That message hit a wall with Delaware’s Democrats, and Coons outspent Scarane, while securing the endorsement of the elected members of his party as well as a strong endorsement from Biden. Coons also said he wouldn’t side with Republicans who blocked a potential Biden agenda if Democrats won control of the Senate in November.
“If Minority Leader [Mitch] McConnell — doesn’t that sound good? — uses the filibuster to block progress … then I’m not going to stand by and watch,” Coons said in an interview this past weekend.
Republicans were set to pick a challenger to Coons, with the state party endorsing attorney Jim DeMartino over Trump campaign activist Lauren Witzke, who has tweeted about her belief in the QAnon conspiracy theory. Entering the day, Witzke had raised nearly $170,000 to DeMartino’s nearly $47,000.
The Delaware contest marked the end of six months of partisan primaries.
Coons, who has derided President Trump and also challenged the Democratic Party’s far left, aired TV spots and distributed mail that emphasized his support from Biden.
It was Coons, who received a master’s degree in ethics from Yale Divinity School, who spoke of Biden’s faith at the Democratic convention nominating the party’s presidential standard-bearer last month, saying, “I’ve known Joe about 30 years, and I’ve seen his faith in action.”
Scarane did not attract the endorsements or fundraising numbers of the year’s major left-wing campaigns, like New York congressional candidate Jamaal Bowman, who won his Democratic primary race. But her campaign said Monday that it had made more than 900,000 voter contact attempts, reaching most of Delaware’s Democratic voters. It returned to in-person canvassing last month, while Coons’s campaign did not.
The senator outspent Scarane on ads.
“I have an election, and I’m delivering the resources needed to win the election,” said Coons. “I don’t think that says I’m on the run. It says that I’m standing for reelection.”
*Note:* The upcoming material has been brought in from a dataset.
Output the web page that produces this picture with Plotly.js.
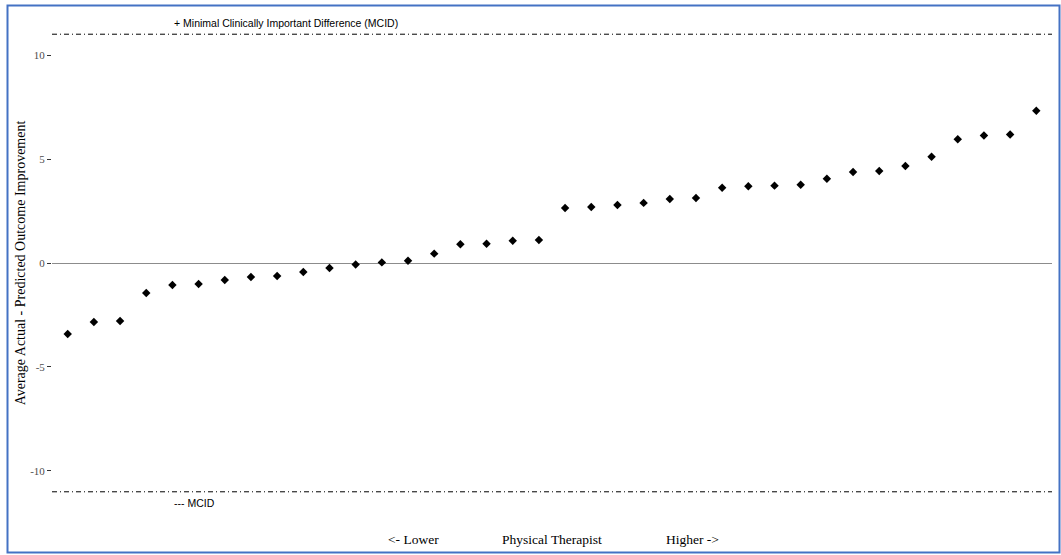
<!DOCTYPE html>
<html>
<head>
<meta charset="utf-8">
<script src="https://cdn.plot.ly/plotly-3.0.1.min.js"></script>
<style>
  html, body { margin: 0; padding: 0; background: #ffffff; }
  #chart { width: 1061px; height: 555px; }
</style>
</head>
<body>
<div id="chart"></div>
<script>
// Therapists ranked from lower to higher (index 1..38)
const therapistRank = Array.from({length: 38}, (_, i) => i + 1);
// Average actual - predicted outcome improvement per therapist
const avgDiff = [
  -3.41, -2.84, -2.79, -1.44, -1.06, -1.01, -0.82, -0.67, -0.63, -0.43,
  -0.24, -0.07, 0.03, 0.11, 0.45, 0.90, 0.93, 1.07, 1.11, 2.64,
  2.69, 2.79, 2.89, 3.08, 3.13, 3.62, 3.69, 3.72, 3.76, 4.05,
  4.38, 4.42, 4.66, 5.11, 5.95, 6.13, 6.18, 7.32
];
const mcid = 11;
const yTicks = [-10, -5, 0, 5, 10];
const labelTop = "+ Minimal Clinically Important Difference (MCID)";
const labelBottom = "--- MCID";
const xLabels = ["<- Lower", "Physical Therapist", "Higher ->"];
const xLabelPos = [0.361, 0.5, 0.64];
const yTitle = "Average Actual - Predicted Outcome Improvement";

const serif = "Liberation Serif, Times New Roman, serif";
const sans = "Liberation Sans, Arial, sans-serif";

const trace = {
  x: therapistRank,
  y: avgDiff,
  type: "scatter",
  mode: "markers",
  marker: { symbol: "diamond", size: 6.5, color: "#000000" },
  hoverinfo: "x+y",
  showlegend: false
};

// plot area: left 52, width 1000; top 13, height 500
const L = 52, W = 1000, T = 13, H = 500;
const px2paperX = p => (p - L) / W;
const px2paperY = p => (T + H - p) / H;

const shapes = [
  { type: "line", xref: "paper", x0: 0, x1: 1, yref: "y", y0: mcid, y1: mcid,
    line: { color: "#000000", width: 1, dash: "5px,3px,1px,3px" } },
  { type: "line", xref: "paper", x0: 0, x1: 1, yref: "y", y0: -mcid, y1: -mcid,
    line: { color: "#000000", width: 1, dash: "5px,3px,1px,3px" } },
  { type: "rect", xref: "paper", yref: "paper",
    x0: px2paperX(7.5), x1: px2paperX(1059.5), y0: px2paperY(552.5), y1: px2paperY(5.5),
    line: { color: "#4472C4", width: 2 }, fillcolor: "rgba(0,0,0,0)", layer: "above" }
];

const annotations = [
  { x: 5, y: mcid + 0.55, xref: "x", yref: "y", text: labelTop, showarrow: false,
    xanchor: "left", yanchor: "middle", font: { family: sans, size: 10.5, color: "#000000" } },
  { x: 5, y: -mcid - 0.55, xref: "x", yref: "y", text: labelBottom, showarrow: false,
    xanchor: "left", yanchor: "middle", font: { family: sans, size: 10.5, color: "#000000" } }
];
xLabels.forEach((t, i) => {
  annotations.push({ x: xLabelPos[i], y: px2paperY(539), xref: "paper", yref: "paper",
    text: t, showarrow: false, xanchor: "center", yanchor: "middle",
    font: { family: serif, size: 13.5, color: "#000000" } });
});

const layout = {
  width: 1061, height: 555,
  margin: { l: L, r: 1061 - L - W, t: T, b: 555 - T - H, pad: 0 },
  paper_bgcolor: "#ffffff", plot_bgcolor: "#ffffff",
  xaxis: {
    range: [0.4, 38.6], showticklabels: false, ticks: "", showgrid: false,
    zeroline: false, showline: false
  },
  yaxis: {
    range: [-12.02, 12.02], tickvals: yTicks, ticktext: yTicks.map(String),
    ticks: "outside", ticklen: 4, tickwidth: 1.2, tickcolor: "#333333",
    tickfont: { family: serif, size: 11, color: "#4d4d4d" },
    showgrid: false, showline: false,
    zeroline: true, zerolinecolor: "#8c8c8c", zerolinewidth: 1.2,
    title: { text: yTitle, font: { family: serif, size: 14, color: "#000000" }, standoff: 1 }
  },
  shapes: shapes,
  annotations: annotations,
  showlegend: false
};

Plotly.newPlot("chart", [trace], layout, { displayModeBar: false, staticPlot: false });
</script>
</body>
</html>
The senator did not debate Scarane, but the race finished the story of the left’s primary campaigning this year, which unseated three House Democrats and won a string of victories down the ballot. Delaware Democrats control every statewide office and a majority in the legislature, and Gov. John Carney had only a nominal primary challenge.
Republicans, who have not won a statewide race in Delaware since 2014, faced serious disadvantages this year. Their best-known candidate for governor, state Sen. Colin Bonini, ran and lost to Carney by 19 points four years ago; Carney, whose response to the coronavirus pandemic has been popular, was in a stronger position this time. Bonini had five primary opponents, including lawyer Julianne Murray, who was endorsed by the state Republican Party.
The GOP was also picking its challenger to Coons, who was first elected when conservative activist Christine O’Donnell unexpectedly won the party’s primary then flamed out in the general election after having to insist to voters that she didn’t practice witchcraft. Delaware Republicans endorsed DeMartino but he was heavily outspent by Witzke, a pro-Trump activist who has tweeted the slogan (“WWG1WGA”) of the QAnon conspiracy movement.
QAnon conspiracy theorists believe that Trump is battling a cabal of “deep state” saboteurs who worship Satan and traffic children for sex. The FBI has identified the movement as a potential domestic terrorist threat.
Though not endorsed by Trump, Witzke tweeted at the president and his son Donald Trump Jr. on Monday, claiming that a child had been egged at one of her campaign events. The president’s son retweeted it.
The president stayed out of the House primary race, too, though the state GOP endorsed Lee Murphy, an actor and perennial candidate, in the contest to face Democratic Rep. Lisa Blunt Rochester.
Louisiana will hold all-party primaries on Election Day on Nov. 3, and Georgia will hold an all-party primary for the seat held by Sen. Kelly Loeffler (R).